INFORMATION SHOWN

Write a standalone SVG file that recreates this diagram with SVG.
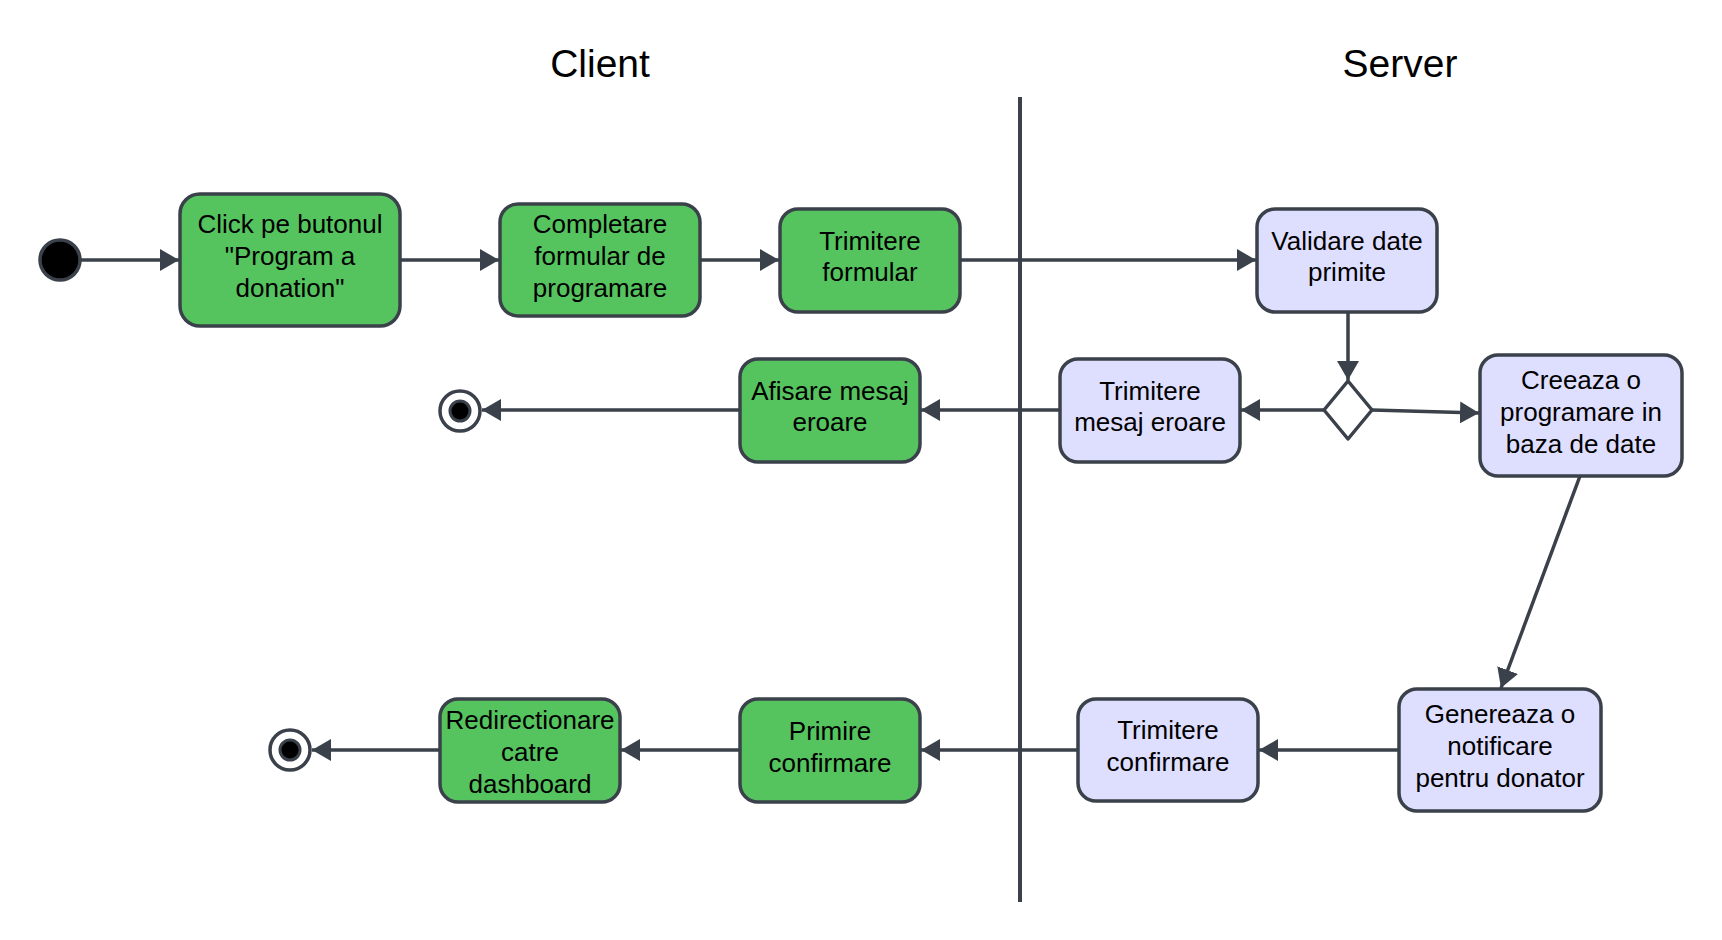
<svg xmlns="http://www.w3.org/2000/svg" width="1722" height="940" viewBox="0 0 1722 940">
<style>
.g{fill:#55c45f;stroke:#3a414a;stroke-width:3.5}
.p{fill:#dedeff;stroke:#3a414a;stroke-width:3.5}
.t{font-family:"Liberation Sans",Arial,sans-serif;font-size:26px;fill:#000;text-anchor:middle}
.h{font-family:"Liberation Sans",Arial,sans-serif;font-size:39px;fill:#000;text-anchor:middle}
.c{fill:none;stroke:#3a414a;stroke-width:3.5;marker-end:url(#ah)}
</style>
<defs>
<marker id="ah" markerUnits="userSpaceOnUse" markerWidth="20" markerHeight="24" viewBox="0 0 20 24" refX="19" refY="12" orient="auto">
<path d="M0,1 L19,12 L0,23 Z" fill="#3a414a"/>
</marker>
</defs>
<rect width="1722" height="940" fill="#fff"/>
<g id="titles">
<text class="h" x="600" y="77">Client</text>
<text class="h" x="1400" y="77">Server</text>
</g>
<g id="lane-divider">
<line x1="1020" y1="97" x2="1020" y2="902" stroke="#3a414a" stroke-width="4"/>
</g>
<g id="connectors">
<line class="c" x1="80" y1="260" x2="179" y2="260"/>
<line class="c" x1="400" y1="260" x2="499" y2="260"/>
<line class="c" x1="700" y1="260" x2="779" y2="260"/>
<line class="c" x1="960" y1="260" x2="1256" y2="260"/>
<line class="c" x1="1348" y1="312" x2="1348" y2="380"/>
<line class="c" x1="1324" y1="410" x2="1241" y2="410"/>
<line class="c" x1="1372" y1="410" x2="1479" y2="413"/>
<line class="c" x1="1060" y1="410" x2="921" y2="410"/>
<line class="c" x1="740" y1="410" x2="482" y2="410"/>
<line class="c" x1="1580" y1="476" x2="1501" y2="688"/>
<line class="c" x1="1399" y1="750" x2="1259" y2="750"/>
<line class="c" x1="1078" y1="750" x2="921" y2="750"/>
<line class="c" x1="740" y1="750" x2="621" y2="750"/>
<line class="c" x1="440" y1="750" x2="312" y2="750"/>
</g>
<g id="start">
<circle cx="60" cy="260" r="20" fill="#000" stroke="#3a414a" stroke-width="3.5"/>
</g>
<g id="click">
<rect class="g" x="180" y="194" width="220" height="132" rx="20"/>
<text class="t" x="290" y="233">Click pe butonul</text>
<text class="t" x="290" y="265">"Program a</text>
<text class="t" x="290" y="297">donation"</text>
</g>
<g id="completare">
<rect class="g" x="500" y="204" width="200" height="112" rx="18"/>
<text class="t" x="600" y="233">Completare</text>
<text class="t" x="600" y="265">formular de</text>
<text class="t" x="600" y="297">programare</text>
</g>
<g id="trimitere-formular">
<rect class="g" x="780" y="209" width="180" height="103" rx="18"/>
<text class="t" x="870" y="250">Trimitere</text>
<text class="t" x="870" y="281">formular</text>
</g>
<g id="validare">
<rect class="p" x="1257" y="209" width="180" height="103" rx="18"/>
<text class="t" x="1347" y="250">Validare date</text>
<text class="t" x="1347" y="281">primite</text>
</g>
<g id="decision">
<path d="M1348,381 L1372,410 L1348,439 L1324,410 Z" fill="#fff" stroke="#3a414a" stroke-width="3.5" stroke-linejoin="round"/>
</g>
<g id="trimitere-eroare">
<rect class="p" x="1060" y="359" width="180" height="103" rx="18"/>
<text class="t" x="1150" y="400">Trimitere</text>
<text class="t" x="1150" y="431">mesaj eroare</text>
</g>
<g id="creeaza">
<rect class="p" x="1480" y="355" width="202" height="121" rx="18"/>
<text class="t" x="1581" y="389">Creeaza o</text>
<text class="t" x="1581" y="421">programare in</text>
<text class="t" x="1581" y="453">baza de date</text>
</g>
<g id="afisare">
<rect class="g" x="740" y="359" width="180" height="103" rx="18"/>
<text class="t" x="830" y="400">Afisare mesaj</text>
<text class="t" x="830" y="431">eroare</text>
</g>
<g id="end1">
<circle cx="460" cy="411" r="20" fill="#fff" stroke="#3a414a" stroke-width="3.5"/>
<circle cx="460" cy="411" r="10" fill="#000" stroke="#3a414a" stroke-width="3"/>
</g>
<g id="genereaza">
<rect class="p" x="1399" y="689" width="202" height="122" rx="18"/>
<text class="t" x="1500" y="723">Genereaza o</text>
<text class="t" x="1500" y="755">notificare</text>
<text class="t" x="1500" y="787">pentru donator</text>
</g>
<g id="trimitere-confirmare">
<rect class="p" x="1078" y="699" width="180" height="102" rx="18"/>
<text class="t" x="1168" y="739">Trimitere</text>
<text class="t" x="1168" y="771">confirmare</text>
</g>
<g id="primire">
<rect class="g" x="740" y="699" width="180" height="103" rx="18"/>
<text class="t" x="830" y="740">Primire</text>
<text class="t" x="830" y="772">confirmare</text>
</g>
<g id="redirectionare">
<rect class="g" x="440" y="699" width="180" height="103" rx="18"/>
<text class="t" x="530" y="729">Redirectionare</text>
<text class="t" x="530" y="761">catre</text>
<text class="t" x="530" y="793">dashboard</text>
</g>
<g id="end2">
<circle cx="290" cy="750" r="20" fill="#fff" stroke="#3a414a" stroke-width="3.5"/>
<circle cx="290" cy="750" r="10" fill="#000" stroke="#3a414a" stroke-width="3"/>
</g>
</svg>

EXERCISE TASK
Every line above should be returned exactly; the pictures stay out.

ANSWER IN FULL
Write a standalone SVG file that recreates this diagram with SVG.
<svg xmlns="http://www.w3.org/2000/svg" width="1722" height="940" viewBox="0 0 1722 940">
<style>
.g{fill:#55c45f;stroke:#3a414a;stroke-width:3.5}
.p{fill:#dedeff;stroke:#3a414a;stroke-width:3.5}
.t{font-family:"Liberation Sans",Arial,sans-serif;font-size:26px;fill:#000;text-anchor:middle}
.h{font-family:"Liberation Sans",Arial,sans-serif;font-size:39px;fill:#000;text-anchor:middle}
.c{fill:none;stroke:#3a414a;stroke-width:3.5;marker-end:url(#ah)}
</style>
<defs>
<marker id="ah" markerUnits="userSpaceOnUse" markerWidth="20" markerHeight="24" viewBox="0 0 20 24" refX="19" refY="12" orient="auto">
<path d="M0,1 L19,12 L0,23 Z" fill="#3a414a"/>
</marker>
</defs>
<rect width="1722" height="940" fill="#fff"/>
<g id="titles">
<text class="h" x="600" y="77">Client</text>
<text class="h" x="1400" y="77">Server</text>
</g>
<g id="lane-divider">
<line x1="1020" y1="97" x2="1020" y2="902" stroke="#3a414a" stroke-width="4"/>
</g>
<g id="connectors">
<line class="c" x1="80" y1="260" x2="179" y2="260"/>
<line class="c" x1="400" y1="260" x2="499" y2="260"/>
<line class="c" x1="700" y1="260" x2="779" y2="260"/>
<line class="c" x1="960" y1="260" x2="1256" y2="260"/>
<line class="c" x1="1348" y1="312" x2="1348" y2="380"/>
<line class="c" x1="1324" y1="410" x2="1241" y2="410"/>
<line class="c" x1="1372" y1="410" x2="1479" y2="413"/>
<line class="c" x1="1060" y1="410" x2="921" y2="410"/>
<line class="c" x1="740" y1="410" x2="482" y2="410"/>
<line class="c" x1="1580" y1="476" x2="1501" y2="688"/>
<line class="c" x1="1399" y1="750" x2="1259" y2="750"/>
<line class="c" x1="1078" y1="750" x2="921" y2="750"/>
<line class="c" x1="740" y1="750" x2="621" y2="750"/>
<line class="c" x1="440" y1="750" x2="312" y2="750"/>
</g>
<g id="start">
<circle cx="60" cy="260" r="20" fill="#000" stroke="#3a414a" stroke-width="3.5"/>
</g>
<g id="click">
<rect class="g" x="180" y="194" width="220" height="132" rx="20"/>
<text class="t" x="290" y="233">Click pe butonul</text>
<text class="t" x="290" y="265">"Program a</text>
<text class="t" x="290" y="297">donation"</text>
</g>
<g id="completare">
<rect class="g" x="500" y="204" width="200" height="112" rx="18"/>
<text class="t" x="600" y="233">Completare</text>
<text class="t" x="600" y="265">formular de</text>
<text class="t" x="600" y="297">programare</text>
</g>
<g id="trimitere-formular">
<rect class="g" x="780" y="209" width="180" height="103" rx="18"/>
<text class="t" x="870" y="250">Trimitere</text>
<text class="t" x="870" y="281">formular</text>
</g>
<g id="validare">
<rect class="p" x="1257" y="209" width="180" height="103" rx="18"/>
<text class="t" x="1347" y="250">Validare date</text>
<text class="t" x="1347" y="281">primite</text>
</g>
<g id="decision">
<path d="M1348,381 L1372,410 L1348,439 L1324,410 Z" fill="#fff" stroke="#3a414a" stroke-width="3.5" stroke-linejoin="round"/>
</g>
<g id="trimitere-eroare">
<rect class="p" x="1060" y="359" width="180" height="103" rx="18"/>
<text class="t" x="1150" y="400">Trimitere</text>
<text class="t" x="1150" y="431">mesaj eroare</text>
</g>
<g id="creeaza">
<rect class="p" x="1480" y="355" width="202" height="121" rx="18"/>
<text class="t" x="1581" y="389">Creeaza o</text>
<text class="t" x="1581" y="421">programare in</text>
<text class="t" x="1581" y="453">baza de date</text>
</g>
<g id="afisare">
<rect class="g" x="740" y="359" width="180" height="103" rx="18"/>
<text class="t" x="830" y="400">Afisare mesaj</text>
<text class="t" x="830" y="431">eroare</text>
</g>
<g id="end1">
<circle cx="460" cy="411" r="20" fill="#fff" stroke="#3a414a" stroke-width="3.5"/>
<circle cx="460" cy="411" r="10" fill="#000" stroke="#3a414a" stroke-width="3"/>
</g>
<g id="genereaza">
<rect class="p" x="1399" y="689" width="202" height="122" rx="18"/>
<text class="t" x="1500" y="723">Genereaza o</text>
<text class="t" x="1500" y="755">notificare</text>
<text class="t" x="1500" y="787">pentru donator</text>
</g>
<g id="trimitere-confirmare">
<rect class="p" x="1078" y="699" width="180" height="102" rx="18"/>
<text class="t" x="1168" y="739">Trimitere</text>
<text class="t" x="1168" y="771">confirmare</text>
</g>
<g id="primire">
<rect class="g" x="740" y="699" width="180" height="103" rx="18"/>
<text class="t" x="830" y="740">Primire</text>
<text class="t" x="830" y="772">confirmare</text>
</g>
<g id="redirectionare">
<rect class="g" x="440" y="699" width="180" height="103" rx="18"/>
<text class="t" x="530" y="729">Redirectionare</text>
<text class="t" x="530" y="761">catre</text>
<text class="t" x="530" y="793">dashboard</text>
</g>
<g id="end2">
<circle cx="290" cy="750" r="20" fill="#fff" stroke="#3a414a" stroke-width="3.5"/>
<circle cx="290" cy="750" r="10" fill="#000" stroke="#3a414a" stroke-width="3"/>
</g>
</svg>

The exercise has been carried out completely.